▶ _Exercise instructions_
From the first line of the listing below, retype each line up to and including the one with "minimum width=247pt] (probox)"; pictures stay out.
─── Information provided
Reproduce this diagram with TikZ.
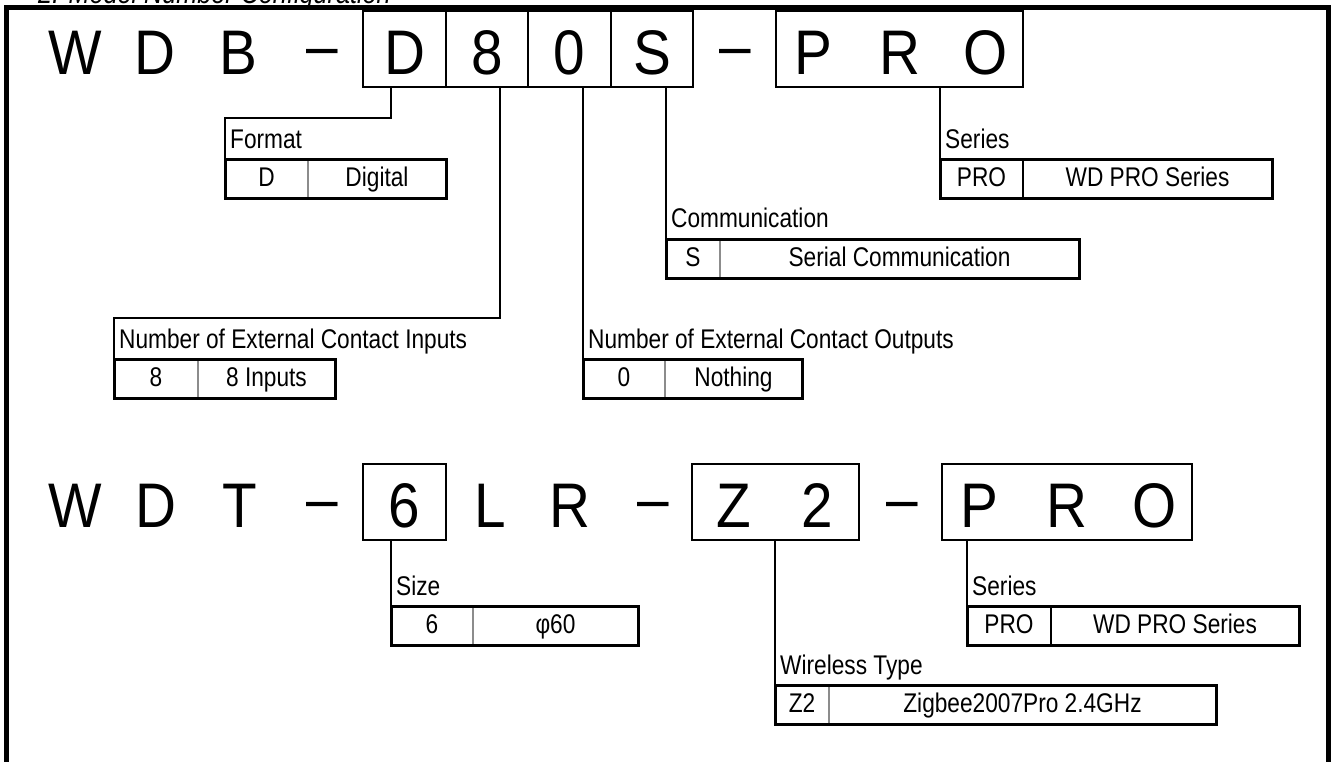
\documentclass[tikz,border=0pt]{standalone}
\usepackage{fontspec}
\setmainfont{Liberation Sans}
\newfontfamily\modelfont[FakeStretch=0.9]{Liberation Sans}
\newfontfamily\tagfont[FakeStretch=0.84]{Liberation Sans}
\usetikzlibrary{positioning}

\begin{document}
\begin{tikzpicture}[
		x=1pt, y=-1pt,
		glyph/.style={font=\modelfont\fontsize{63}{63}\selectfont, inner sep=0pt, outer sep=0pt, text height=64pt, text depth=12pt},
		digitbox/.style={glyph, draw, line width=2pt, minimum width=82.5pt},
		outerframe/.style={line width=5pt},
		wire/.style={line width=2.5pt},
		heading/.style={font=\tagfont\fontsize{27}{27}\selectfont, inner sep=0pt, anchor=base west},
		cell/.style={font=\tagfont\fontsize{27}{27}\selectfont, inner sep=0pt, outer sep=0pt, minimum height=39pt, text height=19pt, text depth=4pt},
		keycell/.style={cell, anchor=north west},
		tabline/.style={line width=3pt},
		divline/.style={line width=2pt, black!45},
	]
		\useasboundingbox (0,0) rectangle (1333,762);
		\node[heading, font=\tagfont\itshape\fontsize{30}{30}\selectfont] (title) at (38,4) {2. Model Number Configuration};
		\draw[outerframe] (6.5,770) -- (6.5,7.5) -- (1328.5,7.5) -- (1328.5,770);
		
		\node[glyph] (w1) at (75,49) {W};
		\node[glyph] (d1) at (155,49) {D};
		\node[glyph] (b1) at (238.5,49) {B};
		\node[glyph] (dasha) at (322.5,49) {\raisebox{7pt}{–}};
		\node[digitbox] (dbox) at (404.5,49) {D};
		\node[digitbox, right=0pt of dbox] (ebox) {8};
		\node[digitbox, right=0pt of ebox] (zbox) {0};
		\node[digitbox, right=0pt of zbox] (sbox) {S};
		\node[glyph] (dashb) at (735.5,49) {\raisebox{7pt}{–}};
		\node[digitbox, minimum width=247pt] (probox) at (899.5,49) {\makebox[0pt]{P}\hspace{86.5pt}\makebox[0pt]{R}\hspace{86.5pt}\makebox[0pt]{O}};
		
		\node[glyph] (w2) at (75,501.5) {W};
		\node[glyph] (d2) at (156,501.5) {D};
		\node[glyph] (t2) at (239.5,501.5) {T};
		\node[glyph] (dashc) at (322.5,501.5) {\raisebox{7pt}{–}};
		\node[digitbox] (sixbox) at (404.5,501.5) {6};
		\node[glyph] (l2) at (490,501.5) {L};
		\node[glyph] (r2) at (570,501.5) {R};
		\node[glyph] (dashd) at (653,501.5) {\raisebox{7pt}{–}};
		\node[digitbox, minimum width=167pt] (zzbox) at (775.5,501.5) {\makebox[0pt]{Z}\hspace{83pt}\makebox[0pt]{2}};
		\node[glyph] (dashe) at (902,501.5) {\raisebox{7pt}{–}};
		\node[digitbox, minimum width=250pt] (pro2box) at (1067,501.5) {\makebox[0pt]{P}\hspace{87.5pt}\makebox[0pt]{R}\hspace{87.5pt}\makebox[0pt]{O}};
		
		\node[keycell, minimum width=83pt] (fmtkey) at (225,160) {D};
		\node[cell, minimum width=138pt, right=0pt of fmtkey] (fmtval) {Digital};
		\node[heading] (fmtlbl) at ([xshift=5pt,yshift=11pt]fmtkey.north west) {Format};
		\draw[divline] (fmtkey.north east) -- (fmtkey.south east);
		\draw[tabline] (fmtkey.north west) rectangle (fmtval.south east);
		
		\node[keycell, minimum width=84pt] (inpkey) at (114,359) {8};
		\node[cell, minimum width=137pt, right=0pt of inpkey] (inpval) {8 Inputs};
		\node[heading] (inplbl) at ([xshift=5pt,yshift=11pt]inpkey.north west) {Number of External Contact Inputs};
		\draw[divline] (inpkey.north east) -- (inpkey.south east);
		\draw[tabline] (inpkey.north west) rectangle (inpval.south east);
		
		\node[keycell, minimum width=82pt] (outkey) at (583,359) {0};
		\node[cell, minimum width=137pt, right=0pt of outkey] (outval) {Nothing};
		\node[heading] (outlbl) at ([xshift=5pt,yshift=11pt]outkey.north west) {Number of External Contact Outputs};
		\draw[divline] (outkey.north east) -- (outkey.south east);
		\draw[tabline] (outkey.north west) rectangle (outval.south east);
		
		\node[keycell, minimum width=54pt] (comkey) at (666,239) {S};
		\node[cell, minimum width=359pt, right=0pt of comkey] (comval) {Serial Communication};
		\node[heading] (comlbl) at ([xshift=5pt,yshift=11pt]comkey.north west) {Communication};
		\draw[divline] (comkey.north east) -- (comkey.south east);
		\draw[tabline] (comkey.north west) rectangle (comval.south east);
		
		\node[keycell, minimum width=83pt] (serkey) at (940,160) {PRO};
		\node[cell, minimum width=249pt, right=0pt of serkey] (serval) {WD PRO Series};
		\node[heading] (serlbl) at ([xshift=5pt,yshift=11pt]serkey.north west) {Series};
		\draw[tabline] (serkey.north west) rectangle (serval.south east);
		\draw[tabline, line width=2pt] (serkey.north east) -- (serkey.south east);
		
		\node[keycell, minimum width=82pt] (sizekey) at (391,606) {6};
		\node[cell, minimum width=165pt, right=0pt of sizekey] (sizeval) {φ60};
		\node[heading] (sizelbl) at ([xshift=5pt,yshift=11pt]sizekey.north west) {Size};
		\draw[divline] (sizekey.north east) -- (sizekey.south east);
		\draw[tabline] (sizekey.north west) rectangle (sizeval.south east);
		
		\node[keycell, minimum width=54pt] (wlskey) at (775,685) {Z2};
		\node[cell, minimum width=387pt, right=0pt of wlskey] (wlsval) {Zigbee2007Pro 2.4GHz};
		\node[heading] (wlslbl) at ([xshift=5pt,yshift=11pt]wlskey.north west) {Wireless Type};
		\draw[divline] (wlskey.north east) -- (wlskey.south east);
		\draw[tabline] (wlskey.north west) rectangle (wlsval.south east);
		
		\node[keycell, minimum width=84pt] (ser2key) at (967,606) {PRO};
		\node[cell, minimum width=248pt, right=0pt of ser2key] (ser2val) {WD PRO Series};
		\node[heading] (ser2lbl) at ([xshift=5pt,yshift=11pt]ser2key.north west) {Series};
		\draw[tabline] (ser2key.north west) rectangle (ser2val.south east);
		\draw[tabline, line width=2pt] (ser2key.north east) -- (ser2key.south east);
		
		\draw[wire] ([xshift=-13.5pt]dbox.south) -- ++(0,31) -| (fmtkey.south west);
		\draw[wire] ([xshift=13pt]ebox.south) -- ++(0,231) -| (inpkey.south west);
		\draw[wire] (zbox.south -| outkey.south west) -- (outkey.south west);
		\draw[wire] (sbox.south -| comkey.south west) -- (comkey.south west);
		\draw[wire] (probox.south -| serkey.south west) -- (serkey.south west);
		\draw[wire] (sixbox.south -| sizekey.south west) -- (sizekey.south west);
		\draw[wire] (zzbox.south -| wlskey.south west) -- (wlskey.south west);
		\draw[wire] (pro2box.south -| ser2key.south west) -- (ser2key.south west);
	\end{tikzpicture}
\end{document}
──────
▶ _Exercise result_
Reproduce this diagram with TikZ.
\documentclass[tikz,border=0pt]{standalone}
\usepackage{fontspec}
\setmainfont{Liberation Sans}
\newfontfamily\modelfont[FakeStretch=0.9]{Liberation Sans}
\newfontfamily\tagfont[FakeStretch=0.84]{Liberation Sans}
\usetikzlibrary{positioning}

\begin{document}
\begin{tikzpicture}[
		x=1pt, y=-1pt,
		glyph/.style={font=\modelfont\fontsize{63}{63}\selectfont, inner sep=0pt, outer sep=0pt, text height=64pt, text depth=12pt},
		digitbox/.style={glyph, draw, line width=2pt, minimum width=82.5pt},
		outerframe/.style={line width=5pt},
		wire/.style={line width=2.5pt},
		heading/.style={font=\tagfont\fontsize{27}{27}\selectfont, inner sep=0pt, anchor=base west},
		cell/.style={font=\tagfont\fontsize{27}{27}\selectfont, inner sep=0pt, outer sep=0pt, minimum height=39pt, text height=19pt, text depth=4pt},
		keycell/.style={cell, anchor=north west},
		tabline/.style={line width=3pt},
		divline/.style={line width=2pt, black!45},
	]
		\useasboundingbox (0,0) rectangle (1333,762);
		\node[heading, font=\tagfont\itshape\fontsize{30}{30}\selectfont] (title) at (38,4) {2. Model Number Configuration};
		\draw[outerframe] (6.5,770) -- (6.5,7.5) -- (1328.5,7.5) -- (1328.5,770);
		
		\node[glyph] (w1) at (75,49) {W};
		\node[glyph] (d1) at (155,49) {D};
		\node[glyph] (b1) at (238.5,49) {B};
		\node[glyph] (dasha) at (322.5,49) {\raisebox{7pt}{–}};
		\node[digitbox] (dbox) at (404.5,49) {D};
		\node[digitbox, right=0pt of dbox] (ebox) {8};
		\node[digitbox, right=0pt of ebox] (zbox) {0};
		\node[digitbox, right=0pt of zbox] (sbox) {S};
		\node[glyph] (dashb) at (735.5,49) {\raisebox{7pt}{–}};
		\node[digitbox, minimum width=247pt] (probox) at (899.5,49) {\makebox[0pt]{P}\hspace{86.5pt}\makebox[0pt]{R}\hspace{86.5pt}\makebox[0pt]{O}};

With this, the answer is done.